Some of it’s probably overdone, but all of it’s probably overdue.

Every century there’s a great case that defines antitrust for that generation. The next great case in world history will be Google.

It is materializing. It will be around tech power and that will define antitrust for the foreseeable future.

Zakrzewski: Why do you focus specifically on Google?

Powell: I don’t. I mention them by way of exemplar. Some of the problems you can issue spot with respect to one are equally applicable to all.

I think it’s a little bit of a mistake to lump them as a single thing. They really do very different things but they use similar methodology which is a thing we have to get our head around.

There are some problems in antitrust law that are worth the government evaluating and having a conversation with. Antitrust worries about two big companies merging two to one. But these companies kill companies in their cradle, not when they’re at rival size.

They take them out at a stage where antitrust would say that’s not a big merger. Facebook buying WhatsApp doesn’t seem like a big merger in classic antitrust terms. I think they’re very, very good at identifying competitive threats through technology rather than market asset and size.

Slen: What about the regulatory structure? Your industries are regulated differently than the broadcast TV channels, Netflix, Facebook, Google etc. Should they all be regulated in a similar way?

I think they all have to be at least harmonized in some sort of overarching regulatory philosophy. 

Almost all of our regulation is ancient legacy.

I would argue the regulatory environment is just an accident of history. It’s not rational, intentional decisions about what the optimal public interest is. It’s just a whole bunch of atomistic pieces, that don’t go together in any whole, and people game the systems.

Are [tech companies] my enemy? No. But I think bad public policy is always my enemy, and right now no one can say we have an intentional set of national public policies around how to regulate the digital information industry. It is a hodgepodge of kind of one-off stuff that you would be hard-pressed to weave a thread through in a logical way. I think it’s a task we’ll eventually have to take on.

Zakrzewski: As there's increasingly calls for greater regulation of the tech industry, are you concerned about the negative implications regulations on privacy or increased resources for the FTC might have on the cable industry?

We’re proudly out front in supporting those efforts.

If [Massachusetts Democratic Sen.] Elizabeth Warren and to be bipartisan, [Missouri Republican Sen. Josh] Hawley, are very, very worried about market power and tech, they can’t even get at that question until they get at the question of how they can collect, vacuum up and use data and privacy. I think that’s before we get to cyber threats, foreign actors attacking our system. Basically there’s not going to be any endeavor of human nature that’s not going to come down to who gets what about me and how they can use it in what ways. If I had my way, Congress would put down every other weapon almost and spend an enormous amount of energy on this.

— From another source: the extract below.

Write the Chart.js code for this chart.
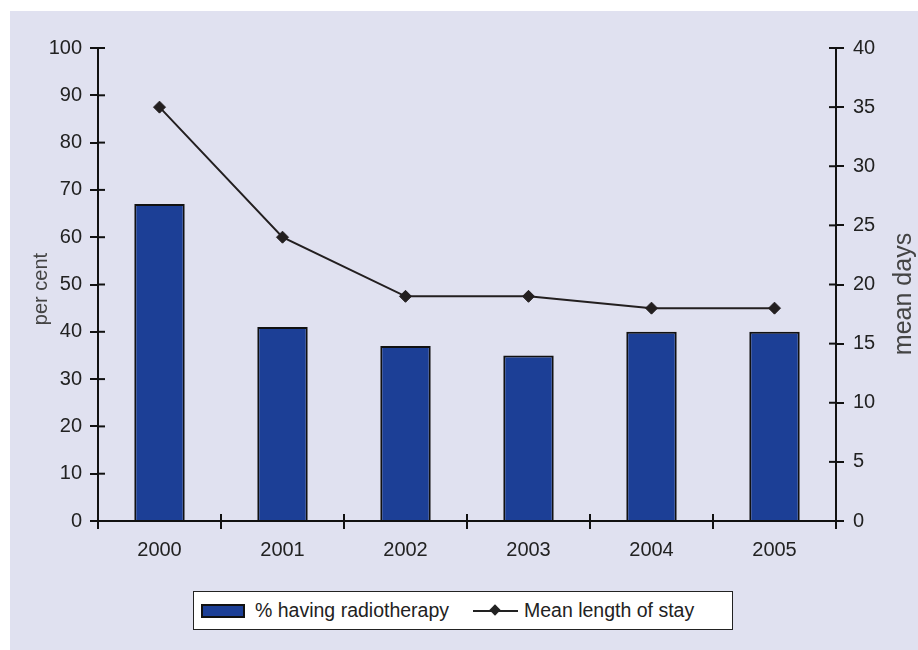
<!DOCTYPE html>
<html>
<head>
<meta charset="utf-8">
<script src="https://cdn.jsdelivr.net/npm/chart.js@4.4.0/dist/chart.umd.min.js"></script>
<style>
  body { margin: 0; background: #fff; font-family: "Liberation Sans", Arial, sans-serif; }
  #panel { position: absolute; left: 10px; top: 11px; width: 908px; height: 639px; background: #e0e1f0; }
  #chart { position: absolute; left: 0; top: 0; }
  #legend { position: absolute; left: 183px; top: 580px; width: 538px; height: 37px;
            border: 1.5px solid #222; background: #fff; font-size: 19.5px; color: #222; }
  #legend .item { position: absolute; top: 0; height: 37px; line-height: 37px; white-space: nowrap; }
  .swatch { position: absolute; top: 12px; width: 40px; height: 10px; background: #1c3f96; border: 2px solid #111; }
  .lineicon { position: absolute; top: 18px; width: 45px; height: 2px; background: #222; }
  .diamond { position: absolute; top: -4px; left: 18px; width: 8px; height: 8px; background: #222; transform: rotate(45deg); }
</style>
</head>
<body>
<div id="panel">
  <canvas id="chart" width="908" height="639"></canvas>
  <div id="legend">
    <div class="item" style="left:7px"><span class="swatch"></span></div>
    <div class="item" style="left:61px">% having radiotherapy</div>
    <div class="item" style="left:279px"><span class="lineicon"><span class="diamond"></span></span></div>
    <div class="item" style="left:330px">Mean length of stay</div>
  </div>
</div>
<script>
var years = ["2000", "2001", "2002", "2003", "2004", "2005"];
var radiotherapy = [67, 41, 37, 35, 40, 40];
var meanStay = [35, 24, 19, 19, 18, 18];

var textColor = '#222';
var fontFamily = '"Liberation Sans", Arial, sans-serif';

// ticks in the reference cross the axis, chart.js only draws the outer half
var innerTicks = {
    id: 'innerTicks',
    afterDraw: function (chart) {
        var ctx = chart.ctx, a = chart.chartArea;
        var x = chart.scales.x, y = chart.scales.y, y1 = chart.scales.y1;
        ctx.save();
        ctx.strokeStyle = '#111';
        ctx.lineWidth = 2;
        function seg(x0, y0, x2, y2) {
            ctx.beginPath(); ctx.moveTo(x0, y0); ctx.lineTo(x2, y2); ctx.stroke();
        }
        y.ticks.forEach(function (t, i) {
            var p = y.getPixelForTick(i);
            seg(a.left, p, a.left + 7, p);
        });
        y1.ticks.forEach(function (t, i) {
            var p = y1.getPixelForTick(i);
            seg(a.right - 7, p, a.right, p);
        });
        var w = x.getPixelForValue(1) - x.getPixelForValue(0);
        for (var i = 0; i <= years.length; i++) {
            var px = x.getPixelForValue(0) - w / 2 + i * w;
            seg(px, a.bottom - 7, px, a.bottom);
        }
        // axis titles, both read bottom to top
        ctx.fillStyle = '#444';
        ctx.textAlign = 'center';
        ctx.textBaseline = 'middle';
        ctx.save();
        ctx.font = '20px ' + fontFamily;
        ctx.translate(31, 278);
        ctx.rotate(-Math.PI / 2);
        ctx.fillText('per cent', 0, 0);
        ctx.restore();
        ctx.font = '25px ' + fontFamily;
        ctx.translate(894, 283);
        ctx.rotate(-Math.PI / 2);
        ctx.fillText('mean days', 0, 0);
        ctx.restore();
    }
};

var ctx = document.getElementById("chart").getContext('2d');
var myChart = new Chart(ctx, {
    type: 'bar',
    data: {
        labels: years,
        datasets: [{
            type: 'line',
            label: 'Mean length of stay',
            data: meanStay,
            yAxisID: 'y1',
            borderColor: '#231f20',
            borderWidth: 2,
            pointStyle: 'rectRot',
            pointRadius: 6,
            pointBackgroundColor: '#231f20',
            pointBorderColor: '#231f20',
            pointBorderWidth: 1,
            tension: 0,
            order: 0
        }, {
            label: '% having radiotherapy',
            data: radiotherapy,
            yAxisID: 'y',
            backgroundColor: '#1c3f96',
            borderColor: '#111',
            borderWidth: 2,
            barPercentage: 0.41,
            categoryPercentage: 1.0,
            order: 1
        }]
    },
    options: {
        responsive: false,
        animation: false,
        devicePixelRatio: 1,
        layout: { padding: { top: 37, left: 0, right: 0, bottom: 0 } },
        plugins: {
            legend: { display: false },
            tooltip: { enabled: false }
        },
        scales: {
            x: {
                grid: { offset: true, drawOnChartArea: false, color: '#111', lineWidth: 2, tickLength: 8 },
                border: { color: '#111', width: 2 },
                ticks: { color: textColor, font: { size: 20, family: fontFamily }, padding: 9 },
                afterFit: function (s) { s.height = 129; }
            },
            y: {
                position: 'left',
                min: 0, max: 100,
                ticks: { stepSize: 10, color: textColor, font: { size: 20, family: fontFamily }, padding: 8 },
                grid: { drawOnChartArea: false, color: '#111', lineWidth: 2, tickLength: 8 },
                border: { color: '#111', width: 2 },
                afterFit: function (s) { s.width = 88; }
            },
            y1: {
                position: 'right',
                min: 0, max: 40,
                ticks: { stepSize: 5, color: textColor, font: { size: 20, family: fontFamily }, padding: 9 },
                grid: { drawOnChartArea: false, color: '#111', lineWidth: 2, tickLength: 8 },
                border: { color: '#111', width: 2 },
                afterFit: function (s) { s.width = 82; }
            }
        }
    },
    plugins: [innerTicks]
});
</script>
</body>
</html>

Cable worries about it because it worries about it for its consumers. It also realizes we’re not an ad-fueled model, we associate ourselves with Apple’s argument. Look we make money. But we don’t make money selling you. We actually send you a bill. We charge you a lot. You may not like how much we charge you. But we don’t give you stuff for free and go make up for it by taking everything we know about you and selling it.

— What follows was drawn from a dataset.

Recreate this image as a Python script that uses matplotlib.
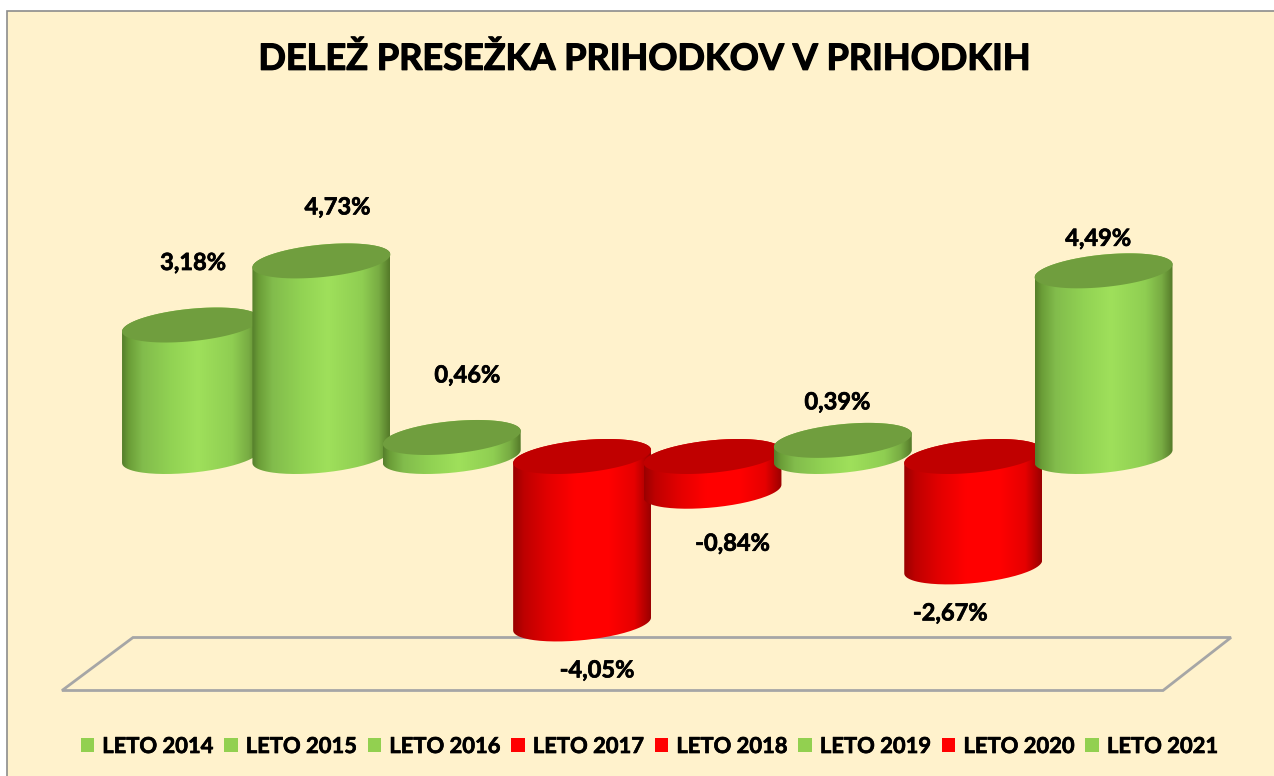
import numpy as np
import matplotlib
matplotlib.use("Agg")
import matplotlib.pyplot as plt
import matplotlib.patheffects as pe
from matplotlib.colors import LinearSegmentedColormap
from matplotlib.patches import Patch, PathPatch, Polygon, Rectangle
from matplotlib.path import Path

plt.rcParams['font.family'] = ['Lato', 'DejaVu Sans']

title = "DELEŽ PRESEŽKA PRIHODKOV V PRIHODKIH"
years = ["LETO 2014", "LETO 2015", "LETO 2016", "LETO 2017",
         "LETO 2018", "LETO 2019", "LETO 2020", "LETO 2021"]
values = [3.18, 4.73, 0.46, -4.05, -0.84, 0.39, -2.67, 4.49]

# label offsets from the end of each cylinder, in pixels
label_dx = [2, 16, 15.5, 15, 20, -5.5, -23, -5.5]
label_dy = [62.5, 54, 62.5, -46, -52, 38.5, -46, 32.5]

W, H = 1274, 776
BG = "#FFF2CC"

# cylinder shape, in data units
half_w = 0.529
tilt = 0.157
half_h = 0.393

green_cmap = LinearSegmentedColormap.from_list("green", [
    (0.0, "#567F2B"), (0.05, "#6B9E38"), (0.15, "#82BC4C"), (0.35, "#91D253"),
    (0.55, "#9FE05B"), (0.8, "#8FCE52"), (0.92, "#78AC43"), (1.0, "#557A29")])
red_cmap = LinearSegmentedColormap.from_list("red", [
    (0.0, "#9A0000"), (0.08, "#BE0000"), (0.25, "#E20000"), (0.45, "#FF0000"),
    (0.7, "#FF0000"), (0.88, "#E60000"), (1.0, "#9A0000")])
gradient = np.linspace(0, 1, 256).reshape(1, -1)
heavier = [pe.withStroke(linewidth=0.5, foreground="black")]


def ring(x, y, t):
    return np.column_stack([x + half_w * np.cos(t),
                            y + tilt * np.cos(t) + half_h * np.sin(t)])


fig = plt.figure(figsize=(W / 100, H / 100), dpi=100, facecolor="white")

# -------------------------
# Background, floor, title
# -------------------------
bg = fig.add_axes([0, 0, 1, 1])
bg.set_xlim(0, W)
bg.set_ylim(H, 0)
bg.axis("off")
bg.add_patch(Rectangle((6.5, 10.5), W + 10, H, facecolor=BG, edgecolor="#8C8C8C", linewidth=1.2))
bg.add_patch(Polygon([(62, 690.5), (133, 637.5), (1231, 637.5), (1163, 690.5)], closed=True,
                     fill=False, edgecolor="#A6A6A6", linewidth=2, joinstyle="miter"))
bg.text(644.5, 59, title, fontsize=26, fontweight="bold", color="black", ha="center", va="center",
        path_effects=[pe.withStroke(linewidth=0.9, foreground="black")])

# -------------------------
# Cylinders
# -------------------------
ax = fig.add_axes([0, 0, 1, 1])
ax.patch.set_alpha(0)
ax.axis("off")
xlim = (-191 / 130.37, (W - 191) / 130.37)
ylim = ((456.5 - H) / 41.35, 456.5 / 41.35)

for i, v in enumerate(values):
    top = max(v, 0)
    bottom = min(v, 0)
    cmap = green_cmap if v >= 0 else red_cmap
    cap_color = "#709E3E" if v >= 0 else "#C00000"

    # side: lower half of the bottom ring, then back along the top ring
    lower = ring(i, bottom, np.linspace(np.pi, 2 * np.pi, 80))
    upper = ring(i, top, np.linspace(0, np.pi, 80))
    side = np.vstack([lower, upper, lower[:1]])
    clip = PathPatch(Path(side), transform=ax.transData, facecolor="none", edgecolor="none")
    ax.add_patch(clip)
    im = ax.imshow(gradient, cmap=cmap, aspect="auto", interpolation="bilinear",
                   extent=(i - half_w, i + half_w, bottom - 1, top + 1), zorder=2 + i)
    im.set_clip_path(clip)

    cap = ring(i, top, np.linspace(0, 2 * np.pi, 160))
    ax.add_patch(Polygon(cap, closed=True, facecolor=cap_color, edgecolor="none", zorder=2.5 + i))

    label = f"{v:.2f}%".replace(".", ",")
    ax.annotate(label, xy=(i, v), xytext=(label_dx[i] * 0.72, label_dy[i] * 0.72),
                textcoords="offset points", ha="center", va="center",
                fontsize=17, fontweight="bold", color="black", zorder=20, path_effects=heavier)

ax.set_xlim(xlim)
ax.set_ylim(ylim)

# -------------------------
# Legend
# -------------------------
handles = [Patch(facecolor="#92D050" if v >= 0 else "#FF0000", edgecolor="none", label=y)
           for y, v in zip(years, values)]
leg = bg.legend(handles=handles, loc="center", bbox_to_anchor=(649.5, 746.5),
                bbox_transform=bg.transData, ncol=8, frameon=False,
                prop={"size": 15.8, "weight": "bold"},
                handlelength=0.62, handleheight=0.62, handletextpad=0.37, columnspacing=0.47,
                borderpad=0, borderaxespad=0)
for t in leg.get_texts():
    t.set_path_effects(heavier)

fig.savefig("out.png", dpi=100)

We have a different relationship with the consumer that’s more direct, more intimate, we take your check. So we don’t just take your life story and make our money that way. We’re not afraid of it and we think the public desperately needs it.

Correction: A previous version of this story called the NCTA the National Cable Television Association. The organization is now NCTA — the Internet and Television Association.

BITS, NIBBLES AND BYTES

BITS: The Federal Emergency Management Agency shared the personal addresses and banking information of more than 2 million disaster survivors in a “major privacy incident,” my colleagues Joel Achenbach, William Wan and Tony Romm reported.

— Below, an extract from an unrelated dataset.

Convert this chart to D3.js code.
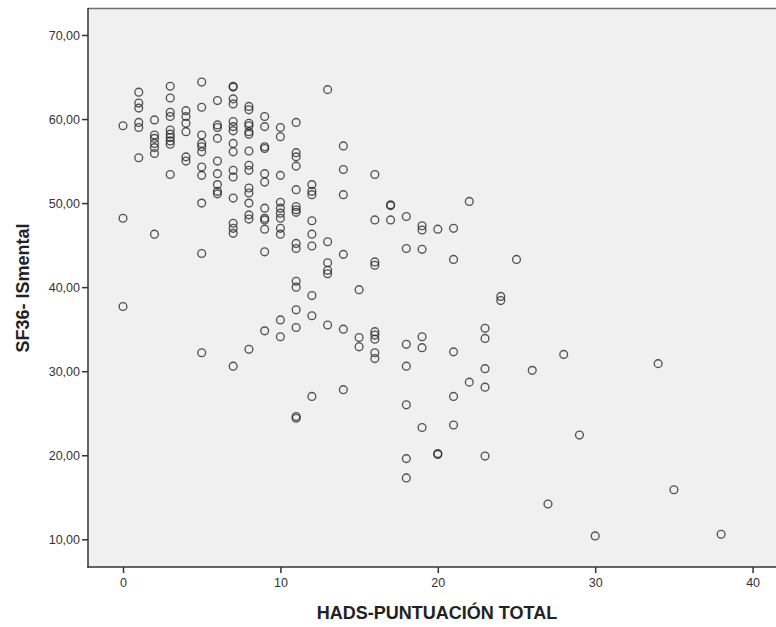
<!DOCTYPE html>
<html>
<head>
<meta charset="utf-8">
<script src="https://cdn.jsdelivr.net/npm/d3@7/dist/d3.min.js"></script>
<style>
  html, body { margin: 0; padding: 0; background: #ffffff; }
  svg { display: block; }
</style>
</head>
<body>
<script>
// HADS total score (x) and SF36 mental summary (y), one entry per respondent
const hadsTotal = [
  0,0,0,
  1,1,1,1,1,1,
  2,2,2,2,2,2,2,
  3,3,3,3,3,3,3,3,3,3,
  4,4,4,4,4,4,
  5,5,5,5,5,5,5,5,5,5,5,
  6,6,6,6,6,6,6,6,6,
  7,7,7,7,7,7,7,7,7,7,7,7,7,7,7,7,
  8,8,8,8,8,8,8,8,8,8,8,8,8,8,8,
  9,9,9,9,9,9,9,9,9,9,9,9,
  10,10,10,10,10,10,10,10,10,10,10,
  11,11,11,11,11,11,11,11,11,11,11,11,11,11,11,11,
  12,12,12,12,12,12,12,12,12,
  13,13,13,13,13,13,
  14,14,14,14,14,14,
  15,15,15,
  16,16,16,16,16,16,16,16,16,
  17,17,17,
  18,18,18,18,18,18,18,
  19,19,19,19,19,19,
  20,20,20,
  21,21,21,21,21,
  22,22,
  23,23,23,23,23,
  24,24,
  25,26,27,28,29,30,34,35,38
];
const sf36Mental = [
  59.2,48.2,37.7,
  63.2,61.9,61.3,59.6,59.0,55.4,
  59.9,58.1,57.7,57.1,56.6,55.9,46.3,
  63.9,62.5,60.8,60.3,58.7,58.2,57.8,57.4,57.0,53.4,
  61.0,60.3,59.5,58.5,55.5,55.0,
  64.4,61.4,58.1,57.1,56.7,56.1,54.3,53.3,50.0,44.0,32.2,
  62.2,59.3,59.0,57.7,55.0,53.5,52.2,51.4,51.1,
  63.9,63.8,62.4,61.8,59.7,59.1,58.6,57.1,56.1,53.9,53.1,50.6,47.6,47.0,46.4,30.6,
  61.5,61.1,59.5,59.2,58.5,58.2,56.2,54.5,53.9,51.8,51.2,50.0,48.6,48.1,32.6,
  60.3,59.1,56.7,56.5,53.5,52.5,49.4,48.2,48.0,46.9,44.2,34.8,
  59.0,57.9,53.3,50.1,49.4,48.2,47.0,46.3,36.1,34.1,48.8,
  59.6,56.0,55.5,54.4,51.6,49.6,49.2,48.9,45.2,44.6,40.7,40.0,37.3,35.2,24.6,24.4,
  52.2,51.4,51.0,47.9,46.3,44.9,39.0,36.6,27.0,
  63.5,45.4,42.9,42.0,41.6,35.5,
  56.8,54.0,51.0,43.9,35.0,27.8,
  39.7,34.0,32.9,
  53.4,48.0,43.0,42.6,34.7,34.3,33.8,32.2,31.5,
  49.8,49.7,48.0,
  48.4,44.6,33.2,30.6,26.0,19.6,17.3,
  47.3,46.8,44.5,34.1,32.8,23.3,
  46.9,20.1,20.2,
  47.0,43.3,32.3,27.0,23.6,
  50.2,28.7,
  35.1,33.9,30.3,28.1,19.9,
  38.9,38.4,
  43.3,30.1,14.2,32.0,22.4,10.4,30.9,15.9,10.6
];
const xTicks = [0, 10, 20, 30, 40];
const yTicks = [10, 20, 30, 40, 50, 60, 70];
const xTitle = "HADS-PUNTUACIÓN TOTAL";
const yTitle = "SF36- ISmental";

const W = 776, H = 627;
const plot = { left: 88, top: 8, right: 790, bottom: 567 };

const svg = d3.select("body").append("svg")
  .attr("width", W).attr("height", H);

const x = d3.scaleLinear().domain([0, 40]).range([123, 752.6]);
const y = d3.scaleLinear().domain([10, 70]).range([539.3, 35]);

// plot background
svg.append("rect")
  .attr("x", plot.left).attr("y", plot.top)
  .attr("width", plot.right - plot.left)
  .attr("height", plot.bottom - plot.top)
  .attr("fill", "#f0f0f0");

// top frame line
svg.append("line")
  .attr("x1", plot.left).attr("x2", plot.right)
  .attr("y1", plot.top + 0.5).attr("y2", plot.top + 0.5)
  .attr("stroke", "#6e6e6e").attr("stroke-width", 1.5);

const fmt = d => d3.format(".2f")(d).replace(".", ",");

// y axis
const yAxis = svg.append("g")
  .attr("transform", `translate(${plot.left},0)`)
  .call(d3.axisLeft(y).tickValues(yTicks).tickFormat(fmt).tickSize(6).tickPadding(2));
yAxis.select(".domain").remove();
svg.append("line")
  .attr("x1", plot.left).attr("x2", plot.left)
  .attr("y1", plot.top).attr("y2", plot.bottom + 0.75)
  .attr("stroke", "#333").attr("stroke-width", 1.5);

// x axis
const xAxis = svg.append("g")
  .attr("transform", `translate(0,${plot.bottom})`)
  .call(d3.axisBottom(x).tickValues(xTicks).tickFormat(d3.format("d")).tickSize(6).tickPadding(5));
xAxis.select(".domain").remove();
svg.append("line")
  .attr("x1", plot.left - 0.75).attr("x2", plot.right)
  .attr("y1", plot.bottom).attr("y2", plot.bottom)
  .attr("stroke", "#333").attr("stroke-width", 1.5);

svg.selectAll(".tick line").attr("stroke", "#333").attr("stroke-width", 1.5);
svg.selectAll(".tick text")
  .attr("fill", "#333")
  .style("font-family", "'Liberation Sans', Arial, sans-serif")
  .style("font-size", "12.5px");

// points
const pts = hadsTotal.map((h, i) => ({ h, v: sf36Mental[i] }));
svg.append("g").selectAll("circle")
  .data(pts).enter().append("circle")
  .attr("cx", d => x(d.h))
  .attr("cy", d => y(d.v))
  .attr("r", 3.9)
  .attr("fill", "none")
  .attr("stroke", "#1e1e1e")
  .attr("stroke-opacity", 0.75)
  .attr("stroke-width", 1.35);

// axis titles
svg.append("text")
  .attr("x", 437).attr("y", 619)
  .attr("text-anchor", "middle")
  .attr("fill", "#222")
  .style("font-family", "'Liberation Sans', Arial, sans-serif")
  .style("font-weight", "bold")
  .style("font-size", "18px")
  .text(xTitle);

svg.append("text")
  .attr("transform", "translate(29,288) rotate(-90)")
  .attr("text-anchor", "middle")
  .attr("fill", "#222")
  .style("font-family", "'Liberation Sans', Arial, sans-serif")
  .style("font-weight", "bold")
  .style("font-size", "18px")
  .text(yTitle);
</script>
</body>
</html>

The Department of Homeland Security’s Office of Inspector General recently uncovered the data mishap — which impacted victims of the California wildfires in 2017 and Hurricanes Harvey, Irma and Maria, according to the report.

“FEMA provided more information than was necessary” while sharing disaster survivor information to a contractor, according to a statement from FEMA spokeswoman Lizzie Litzow.

It is unclear if the oversharing led to identity theft or other cyber theft.

NIBBLES: Some experts are calling the world’s governments to take tougher action against 8chan after the service allowed gruesome images of the New Zealand shooting to thrive, my colleagues Drew Harwell and Craig Timberg report. While companies like Google’s YouTube and Facebook raced to remove hateful content, 8chan helped it thrive.

The white supremacist uprising on the platform echoed tactics used by another form of online extremism — Islamic terrorism.

“Critics of 8chan argue that the site, and others like it, may warrant a similar governmental response: close monitoring and, when talk turns to violence, law-enforcement investigation and intervention,” my colleagues wrote.

The owners and administrators of 8chan did not respond to multiple requests for comment. The company said in a tweet on Saturday that it is responding to requests from law enforcement.

BYTES: Pinterest’s Friday initial public offering filing underscores how much smaller Internet companies depend on Google — and can be “whipsawed” when the search giant alters its algorithm, reports Bloomberg’s Alistair Barr.

As the photo-sharing website joins a wave of other technology companies gearing up to go public, it revealed that Google removed its keyword landing pages from its massive network in the first quarter of 2018. As Barr notes, the process, known as “de-indexing,” typically means those results don’t show up in Google search results. Pinterest’s filing says that hurt its traffic and user growth.

“This can be disastrous businesses in an increasingly online world,” Barr wrote. “Pinterest did not say in the filing whether its issues had been resolved.”